The Singularity as Wave After Wave of Outsourcing

J Storrs Hall, President of the Foresight Institute, posited that a technological singularity where artificial human or greater than human intelligence becomes very cheap would mean an early retirement for all people. I propose that although some people may early retire others would be running corporations that take advantage of wave after wave of outsourcing.

Even if an AI costs a million dollars in, say, 2020, it’ll be a thousand in 2030 and one dollar in 2040 (give or take a decade). Why hire a human when you can buy the equivalent for a dollar? One way or the other, the human race is going to take an early retirement in the next few decades.

We already have seen what happens when a large amount of human equivalent intelligence (inside human equivalent bodies) becomes available at a vastly lower price. This is what happened over the last few decades with China and India’s workforce becoming strongly connected to the developed world economy. It led to manufacturing outsourcing and information and service outsourcing. The caliber and capabilities of the Chinese and Indian people has been growing as well.

This has also been seen for certain tasks or jobs for automation. Vending machines, automated teller machines, automated telephone dialers, spam advertising email and other machine and software automation.

Most of the benefits accrued to the shareholders and owners of companies that were able to take advantage of the cost savings and other benefits. However, other companies were also able to make the business shift. So margins did not permanently expand.

So the Singularity will be a constant series of waves of more powerful robotic outsourcing. It will not all hit at once. Certain things will be more difficult to outsource. Just as making an expert player of the game of Go is harder and is taking over ten years longer than making an expert player of Chess.
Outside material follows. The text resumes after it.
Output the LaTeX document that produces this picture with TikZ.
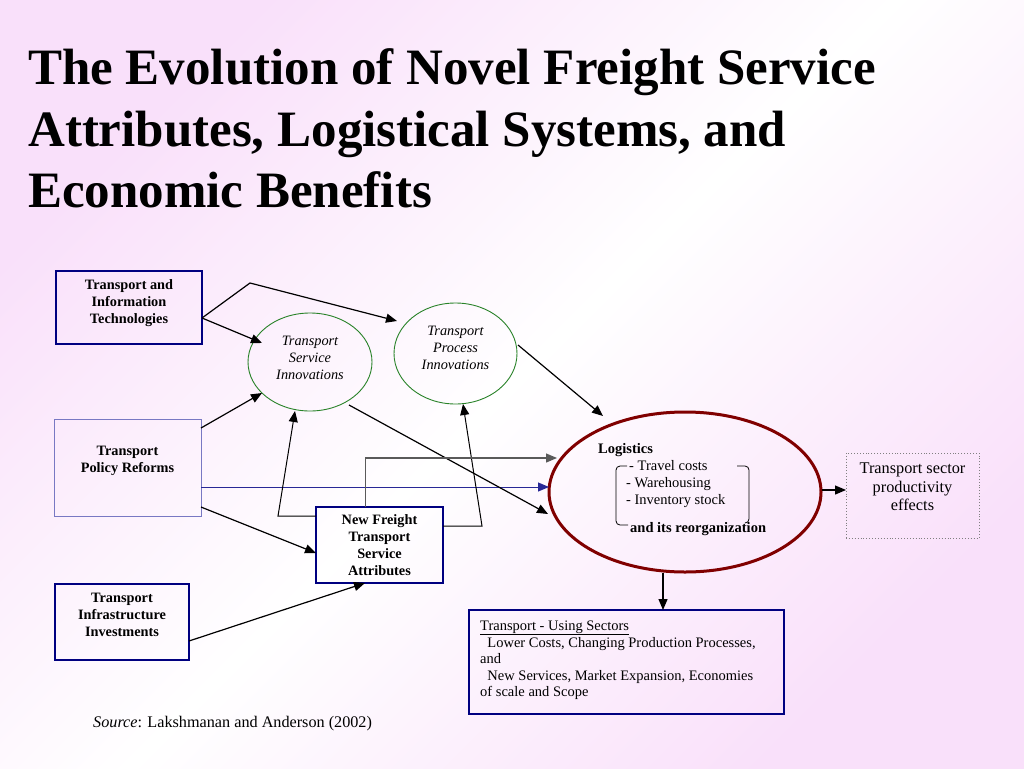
\documentclass[tikz,border=0pt]{standalone}
\usepackage{fontspec}
\setmainfont{Liberation Serif}
\usetikzlibrary{arrows.meta,calc,shapes.geometric}
\definecolor{pk}{RGB}{249,224,250}
\definecolor{navyb}{RGB}{0,0,128}
\definecolor{lavb}{RGB}{120,120,195}
\definecolor{grn}{RGB}{40,130,40}
\definecolor{maroonc}{RGB}{128,0,0}
\definecolor{blueln}{RGB}{40,40,150}
\definecolor{grayln}{RGB}{90,90,90}
\begin{document}
\begin{tikzpicture}[x=1pt,y=-1pt,
  box/.style={draw=navyb, line width=1.3pt, rectangle, inner sep=0pt},
  oval/.style={draw=grn, line width=0.9pt, ellipse, inner sep=0pt},
  btxt/.style={font=\fontsize{14.3}{17}\selectfont\bfseries, align=center, inner sep=0pt},
  itxt/.style={font=\fontsize{14.3}{17}\selectfont\itshape, align=center, inner sep=0pt},
  ntxt/.style={font=\fontsize{14.5}{17}\selectfont, anchor=base west, inner sep=0pt},
  titl/.style={font=\fontsize{51}{54}\selectfont\bfseries, anchor=base west, inner sep=0pt},
  conn/.style={line width=1.2pt, -{Triangle[length=11pt,width=9pt]}},
]
\shade[top color=pk, bottom color=pk, middle color=white, shading angle=45] (0,0) rectangle (1024,768);
\useasboundingbox (0,0) rectangle (1024,768);

% title
\node[titl] (t1) at (28,84) {The Evolution of Novel Freight Service};
\node[titl] (t2) at (28,146) {Attributes, Logistical Systems, and};
\node[titl] (t3) at (28,207) {Economic Benefits};

% boxes
\node[box, minimum width=146pt, minimum height=73pt] (tit) at (129,307.5) {};
\node[btxt] at (129,303) {Transport and\\Information\\Technologies};
\node[box, draw=lavb, line width=1pt, minimum width=147pt, minimum height=97pt] (tpr) at (127.5,467.5) {};
\node[btxt] at (127.5,460.5) {Transport\\Policy Reforms};
\node[box, minimum width=134pt, minimum height=76pt] (tii) at (122,622) {};
\node[btxt] at (122,615) {Transport\\Infrastructure\\Investments};
\node[box, minimum width=127pt, minimum height=76pt] (nft) at (379.5,545) {};
\node[btxt] at (379.5,545.5) {New Freight\\Transport\\Service\\Attributes};

% ellipses
\node[oval, minimum width=124pt, minimum height=98pt] (tsi) at (310,362) {};
\node[itxt] at (310,358) {Transport\\Service\\Innovations};
\node[oval, minimum width=123pt, minimum height=101pt] (tpi) at (455.5,353.5) {};
\node[itxt] at (455.5,348) {Transport\\Process\\Innovations};
\node[draw=maroonc, line width=3pt, ellipse, inner sep=0pt, minimum width=272pt, minimum height=160pt] (log) at (685,492) {};
\node[ntxt, font=\fontsize{14.5}{17}\selectfont\bfseries] at (598,453) {Logistics};
\node[ntxt] at (629,470) {- Travel costs};
\node[ntxt] at (626,487) {- Warehousing};
\node[ntxt] at (626,504) {- Inventory stock};
\node[ntxt, font=\fontsize{14.5}{17}\selectfont\bfseries] at (630,532) {and its reorganization};
\draw[line width=0.8pt, rounded corners=4pt] (627,466) -- (616,466) -- (616,525) -- (628,525);
\draw[line width=0.8pt, rounded corners=4pt] (737,466) -- (749,466) -- (749,523) -- (745,523);

% productivity box
\node[draw=gray, dotted, line width=0.9pt, rectangle, minimum width=133pt, minimum height=85pt] (tsp) at (912.5,495.5) {};
\node[font=\fontsize{16.3}{18.5}\selectfont, align=center, inner sep=0pt] at (912.5,487) {Transport sector\\productivity\\effects};

% using sectors box
\node[box, line width=1.2pt, minimum width=315pt, minimum height=104pt] (tus) at (626.5,662) {};
\node[ntxt] at (480,630) {\underline{Transport - Using Sectors}};
\node[ntxt] at (480,647) {\ \ Lower Costs, Changing Production Processes,};
\node[ntxt] at (480,663) {and};
\node[ntxt] at (480,680) {\ \ New Services, Market Expansion, Economies};
\node[ntxt] at (480,696) {of scale and Scope};

% source
\node[ntxt, font=\fontsize{16.2}{17}\selectfont] at (93,727) {\textit{Source}: Lakshmanan and Anderson (2002)};

% connectors
\coordinate (bend1) at ($(tit)+(121,-24.5)$);
\draw[conn] ($(tit)+(73,10.5)$) -- (bend1) -- ($(tpi)+(-58.5,-32.5)$);
\draw[conn] ($(tit)+(73,10.5)$) -- ($(tsi)+(-48,-19)$);
\draw[conn] ($(tpr)+(73.5,-39.5)$) -- ($(tsi)+(-48,31)$);
\draw[conn, draw=blueln, -{Triangle[length=11pt,width=9pt]}, line width=1pt] ($(tpr)+(73.5,19.5)$) -- ($(log)+(-136,-5)$);
\draw[conn] ($(tpr)+(73.5,39.5)$) -- ($(nft)+(-63.5,8)$);
\draw[conn] ($(tii)+(67,19)$) -- ($(nft)+(-14.5,38)$);
\draw[conn] ($(tsi)+(39,43)$) -- ($(log)+(-137,22)$);
\draw[conn] ($(tpi)+(62.5,-8.5)$) -- ($(log)+(-82,-76)$);
\draw[conn, line width=1pt] ($(nft)+(-63.5,-29)$) -- ($(nft)+(-101.5,-29)$) -- ($(tsi)+(-15,49)$);
\draw[conn, line width=1pt] ($(nft)+(63.5,-19)$) -- ($(nft)+(102.5,-19)$) -- ($(tpi)+(7.5,50.5)$);
\draw[conn, draw=grayln, line width=1.2pt] ($(nft)+(-14,-38)$) -- ($(nft)+(-14,-87)$) -- ($(log)+(-128,-34)$);
\draw[conn] ($(log)+(137,-2)$) -- ($(tsp)+(-66.5,-5.5)$);
\draw[conn] ($(log)+(-22,81)$) -- ($(tus)+(36.5,-52)$);
\end{tikzpicture}
\end{document}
Some tasks have a maximum amount of intelligence that can be applied.

The game of Checkers was solved in 2007. That is all the useful moves were placed into a database and computer software. An analysis of the great checker player Marion Tinsley who only lost 9 games over 45 years shows that he only made about 20 mistakes over decades of play.

So even with super AI a human especially a human that is using a computer aid would be able to perform perfectly. But if the AI is so much cheaper then why ? The reason is that many of the consumers (who are generating the demand) are people. They can choose to want the human interaction. The choice is seen with the use of ATMs or human tellers.

There would also be the situation of prostitution versus super virtual reality.

Another factor effecting how the situation will play out is that people start off (the initial state) with all of the money and controlling everything. So any control that is ceded has to move from people to any artificial systems one project or transaction at a time.

End Game
It will be up to people to adapt and ride the waves of change to gather control of more and more resources as the resources become cheaper and stay relevant to the economy of civilization.

Physical labor partially made this transition. The top level physical labor tasks/jobs are where people are paid to operate machines with thousands of horse power. Fly large jets, large ships, trains, trucks, taxis etc… People also operate machines in non-paying situations. However, people can still choose to not use machinery in a perfectly adequate scaled situation. A private gardener does not need to use a tractor.

A possible end state is where a galactic civilization uses all of its stellar energy to support 10^50 human equivalent minds. A non-virtual galaxy could have 10^30 human equivalent minds (every solar system full of people). Deeper into a post-singularity world each person would need to be running their own regular galactic empire equivalent to have their share of per capita real person income.